### STATED PROBLEM
Show all lines that include the string "with"; copy each one.

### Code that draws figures
====
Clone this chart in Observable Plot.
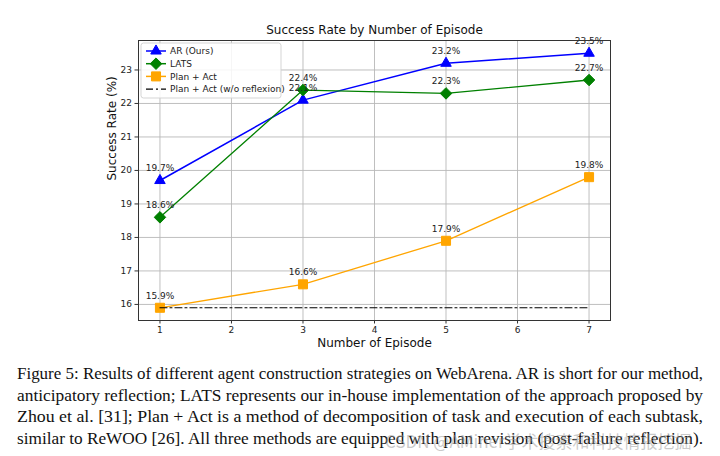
<!DOCTYPE html>
<html>
<head>
<meta charset="utf-8">
<script src="https://cdn.jsdelivr.net/npm/d3@7"></script>
<script src="https://cdn.jsdelivr.net/npm/@observablehq/plot@0.6"></script>
<style>
  html, body { margin: 0; padding: 0; background: #fff; }
  #wrap { position: relative; width: 720px; height: 456px; overflow: hidden; }
  #caption {
    width: 686px; margin-left: 17px; margin-top: 3px;
    font-family: "Liberation Serif", "DejaVu Serif", serif; font-size: 17.5px;
    line-height: 21.7px; color: #111;
  }
  #caption .ln { white-space: nowrap; height: 21.7px; }
  #caption .ln span { display: inline-block; transform-origin: 0 50%; }
  #wm {
    position: absolute; left: 385px; top: 428px;
    font-family: "Noto Sans CJK SC", sans-serif; font-size: 17px; color: rgba(150,150,150,0.5);
    white-space: nowrap;
  }
</style>
</head>
<body>
<div id="wrap">
  <div id="chart"></div>
  <div id="caption"></div>
  <div id="wm">CSDN @AMiner学术搜索和科技情报挖掘</div>
</div>
<script>
const episodes = [1, 3, 5, 7];
const arValues = [19.7, 22.1, 23.2, 23.5];
const latsValues = [18.6, 22.4, 22.3, 22.7];
const planActValues = [15.9, 16.6, 17.9, 19.8];
const baselineValue = 15.9;
const xTicks = [1, 2, 3, 4, 5, 6, 7];
const yTicks = [16, 17, 18, 19, 20, 21, 22, 23];
const seriesNames = ["AR (Ours)", "LATS", "Plan + Act", "Plan + Act (w/o reflexion)"];
const titleText = "Success Rate by Number of Episode";
const xLabel = "Number of Episode";
const yLabel = "Success Rate (%)";
const captionLines = [
  "Figure 5: Results of different agent construction strategies on WebArena. AR is short for our method,",
  "anticipatory reflection; LATS represents our in-house implementation of the approach proposed by",
  "Zhou et al. [31]; Plan + Act is a method of decomposition of task and execution of each subtask,",
  "similar to ReWOO [26]. All three methods are equipped with plan revision (post-failure reflection)."
];

const series = [
  {name: seriesNames[0], values: arValues, color: "#0000ff", symbol: "triangle", r: 3.9, sw: 1.5},
  {name: seriesNames[1], values: latsValues, color: "#008000", symbol: "diamond2", r: 5.2, sw: 1.3},
  {name: seriesNames[2], values: planActValues, color: "#ffa500", symbol: "square", r: 5.1, sw: 1.3}
];
const rows = series.flatMap(s => episodes.map((e, i) => ({series: s.name, x: e, y: s.values[i]})));
const baseline = [{x: episodes[0], y: baselineValue}, {x: episodes[episodes.length - 1], y: baselineValue}];

const marks = [
  Plot.gridX(xTicks, {stroke: "#b8b8b8", strokeOpacity: 1, strokeWidth: 0.9}),
  Plot.gridY(yTicks, {stroke: "#b8b8b8", strokeOpacity: 1, strokeWidth: 0.9}),
  Plot.axisX(xTicks, {tickSize: 3.5, tickPadding: 3, label: null, fontSize: 9, stroke: "#333"}),
  Plot.axisY(yTicks, {tickSize: 3.5, tickPadding: 3, label: null, fontSize: 9, stroke: "#333"})
];
for (const s of series) {
  const d = rows.filter(r => r.series === s.name);
  marks.push(Plot.line(d, {x: "x", y: "y", stroke: s.color, strokeWidth: s.sw}));
  marks.push(Plot.dot(d, {x: "x", y: "y", symbol: () => s.symbol, r: s.r, fill: s.color, stroke: s.color, strokeWidth: 1}));
}
marks.push(Plot.line(baseline, {x: "x", y: "y", stroke: "black", strokeWidth: 1.2, strokeDasharray: "7,3,2,3"}));
for (const s of series) {
  const d = rows.filter(r => r.series === s.name);
  marks.push(Plot.text(d, {x: "x", y: "y", text: r => r.y.toFixed(1) + "%", dy: -12, fontSize: 9, fill: "#222"}));
}
marks.push(Plot.frame({stroke: "#333", strokeWidth: 1}));
marks.push(Plot.text([titleText], {frameAnchor: "top", dy: -10, lineAnchor: "middle", fontSize: 12, fill: "#111"}));
marks.push(Plot.text([xLabel], {frameAnchor: "bottom", dy: 23, lineAnchor: "middle", fontSize: 12, fill: "#111"}));
marks.push(Plot.text([yLabel], {frameAnchor: "left", dx: -26, rotate: -90, lineAnchor: "middle", fontSize: 12, fill: "#111"}));

const chart = Plot.plot({
  width: 720, height: 360,
  marginLeft: 138, marginRight: 110, marginTop: 40, marginBottom: 40,
  style: {fontFamily: "DejaVu Sans", fontSize: "9px", color: "#222", background: "white", overflow: "visible"},
  x: {type: "linear", domain: [0.7, 7.3]},
  y: {type: "linear", domain: [15.52, 23.88]},
  marks
});
document.getElementById("chart").appendChild(chart);

// Legend (inside the frame, upper left)
const svg = d3.select(chart);
const lx = 141, ly = 43;
const lg = svg.append("g").attr("font-family", "DejaVu Sans").attr("font-size", 9).attr("text-anchor", "start");
lg.append("rect").attr("x", lx).attr("y", ly).attr("width", 140).attr("height", 55)
  .attr("rx", 2.5).attr("fill", "white").attr("fill-opacity", 0.85).attr("stroke", "#d0d0d0").attr("stroke-width", 0.9);
const legendItems = [
  ...series.map(s => ({name: s.name, color: s.color, symbol: s.symbol, r: s.r})),
  {name: seriesNames[3], color: "black", dash: "7,3,2,3"}
];
const symMap = {triangle: d3.symbolTriangle, diamond2: d3.symbolDiamond2, square: d3.symbolSquare};
legendItems.forEach((it, i) => {
  const cy = ly + 8 + i * 12.7;
  lg.append("line").attr("x1", lx + 5).attr("x2", lx + 25).attr("y1", cy).attr("y2", cy)
    .attr("stroke", it.color).attr("stroke-width", it.dash ? 1.2 : 1.5).attr("stroke-dasharray", it.dash || null);
  if (it.symbol) {
    lg.append("path").attr("transform", `translate(${lx + 15},${cy})`)
      .attr("d", d3.symbol(symMap[it.symbol], it.r * it.r * Math.PI)())
      .attr("fill", it.color).attr("stroke", it.color);
  }
  lg.append("text").attr("x", lx + 29).attr("y", cy).attr("dy", "0.35em").attr("fill", "#222").text(it.name);
});

// Caption: one fitted line per reference line
const cap = document.getElementById("caption");
captionLines.forEach(t => {
  const ln = document.createElement("div");
  ln.className = "ln";
  const sp = document.createElement("span");
  sp.textContent = t;
  ln.appendChild(sp);
  cap.appendChild(ln);
  const w = sp.getBoundingClientRect().width;
  sp.style.transform = `scaleX(${686 / w})`;
});
</script>
</body>
</html>
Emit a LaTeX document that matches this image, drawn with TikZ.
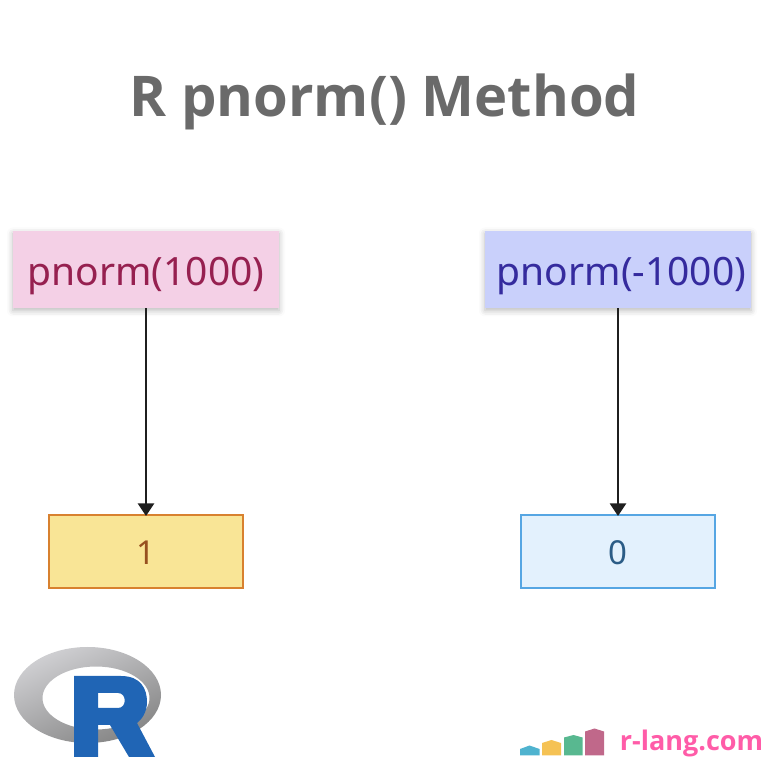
\documentclass[tikz,border=0pt]{standalone}
\usepackage{xcolor}
\usepackage{fontspec}
\usepackage{tikz}
\usetikzlibrary{arrows.meta,shadows.blur}
\setmainfont{Noto Sans}
\newfontfamily\titlefont{Open Sans}
\newfontfamily\brandfont{Open Sans}
\definecolor{titlecolor}{HTML}{6A6A6A}
\definecolor{pinkfill}{HTML}{F4D0E6}
\definecolor{pinktext}{HTML}{962050}
\definecolor{bluefill}{HTML}{C9D0FB}
\definecolor{bluetext}{HTML}{352B9E}
\definecolor{yellowfill}{HTML}{F9E596}
\definecolor{yellowline}{HTML}{D8812F}
\definecolor{yellowtext}{HTML}{97501F}
\definecolor{skyfill}{HTML}{E3F1FD}
\definecolor{skyline}{HTML}{56A6E3}
\definecolor{skytext}{HTML}{2B5C86}
\definecolor{rblue}{HTML}{2065B5}
\definecolor{ringlight}{HTML}{D0D0D3}
\definecolor{ringdark}{HTML}{858585}
\definecolor{brandpink}{HTML}{FF5CA8}
\definecolor{barone}{HTML}{4FB3CF}
\definecolor{bartwo}{HTML}{F5C254}
\definecolor{barthree}{HTML}{58B890}
\definecolor{barfour}{HTML}{C0688A}
\tikzset{
  callbox/.style={rectangle, minimum width=5.32cm, minimum height=1.54cm, inner sep=0pt,
    text height=0.66cm, text depth=0cm, font=\fontsize{0.78cm}{0.94cm}\selectfont,
    blur shadow={shadow xshift=0pt, shadow yshift=-0.05cm, shadow blur radius=0.12cm, shadow opacity=28}},
  resultbox/.style={draw, rectangle, line width=0.04cm, minimum width=3.88cm, minimum height=1.46cm,
    inner sep=0pt, text height=0.54cm, text depth=0cm, font=\fontsize{0.66cm}{0.79cm}\selectfont},
  callarrow/.style={draw=black!88, line width=0.04cm, shorten >=-0.04cm, -{Triangle[length=0.25cm, width=0.32cm]}}
}
\begin{document}
\begin{tikzpicture}%
\useasboundingbox (0,0) rectangle (15.36,15.36);%
\node[text=titlecolor, font=\titlefont\bfseries\fontsize{1.123cm}{1.35cm}\selectfont] (title) at (7.69, 13.33) {R pnorm() Method};%
\node[callbox, fill=pinkfill, text=pinktext] (callpos) at (2.92, 9.97) {pnorm(1000)};%
\node[callbox, fill=bluefill, text=bluetext] (callneg) at (12.36, 9.97) {\hspace{0.14cm}pnorm(-1000)};%
\node[resultbox, fill=yellowfill, draw=yellowline, text=yellowtext] (resultpos) at (2.92, 4.33) {1};%
\node[resultbox, fill=skyfill, draw=skyline, text=skytext] (resultneg) at (12.36, 4.33) {0};%
\draw[callarrow] (callpos) -- (resultpos);%
\draw[callarrow] (callneg) -- (resultneg);%
\shade[even odd rule, left color=ringlight, right color=ringdark, shading angle=25]
  (1.75, 1.46) ellipse [x radius=1.47, y radius=0.96]
  (1.92, 1.40) ellipse [x radius=1.07, y radius=0.63];%
\fill[rblue, even odd rule] (1.48, 0.22) -- (1.48, 1.84) -- (2.42, 1.84)
  .. controls (2.82, 1.84) and (2.94, 1.58) .. (2.94, 1.32)
  .. controls (2.94, 1.10) and (2.82, 0.96) .. (2.74, 0.90)
  -- (3.10, 0.22) -- (2.58, 0.22) -- (2.20, 0.86) -- (1.96, 0.86) -- (1.96, 0.22) -- cycle
  (1.96, 1.20) -- (1.96, 1.50) -- (2.36, 1.50)
  .. controls (2.54, 1.50) and (2.54, 1.20) .. (2.36, 1.20) -- cycle;%
\fill[barone] (10.40, 0.25) -- (10.40, 0.38) -- (10.59, 0.45) -- (10.79, 0.38) -- (10.79, 0.25) -- cycle;%
\fill[bartwo] (10.84, 0.25) -- (10.84, 0.50) -- (11.03, 0.56) -- (11.22, 0.50) -- (11.22, 0.25) -- cycle;%
\fill[barthree] (11.28, 0.25) -- (11.28, 0.61) -- (11.47, 0.66) -- (11.65, 0.61) -- (11.65, 0.25) -- cycle;%
\fill[barfour] (11.70, 0.25) -- (11.70, 0.73) -- (11.89, 0.79) -- (12.08, 0.73) -- (12.08, 0.25) -- cycle;%
\node[text=brandpink, font=\brandfont\bfseries\fontsize{0.54cm}{0.65cm}\selectfont, anchor=base west, inner sep=0pt] (brand) at (12.39, 0.34) {r-lang.com};%
\end{tikzpicture}
\end{document}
====
### WRITTEN REPLY
  "similar to ReWOO [26]. All three methods are equipped with plan revision (post-failure reflection)."
Emit a LaTeX document that matches this image, drawn with TikZ.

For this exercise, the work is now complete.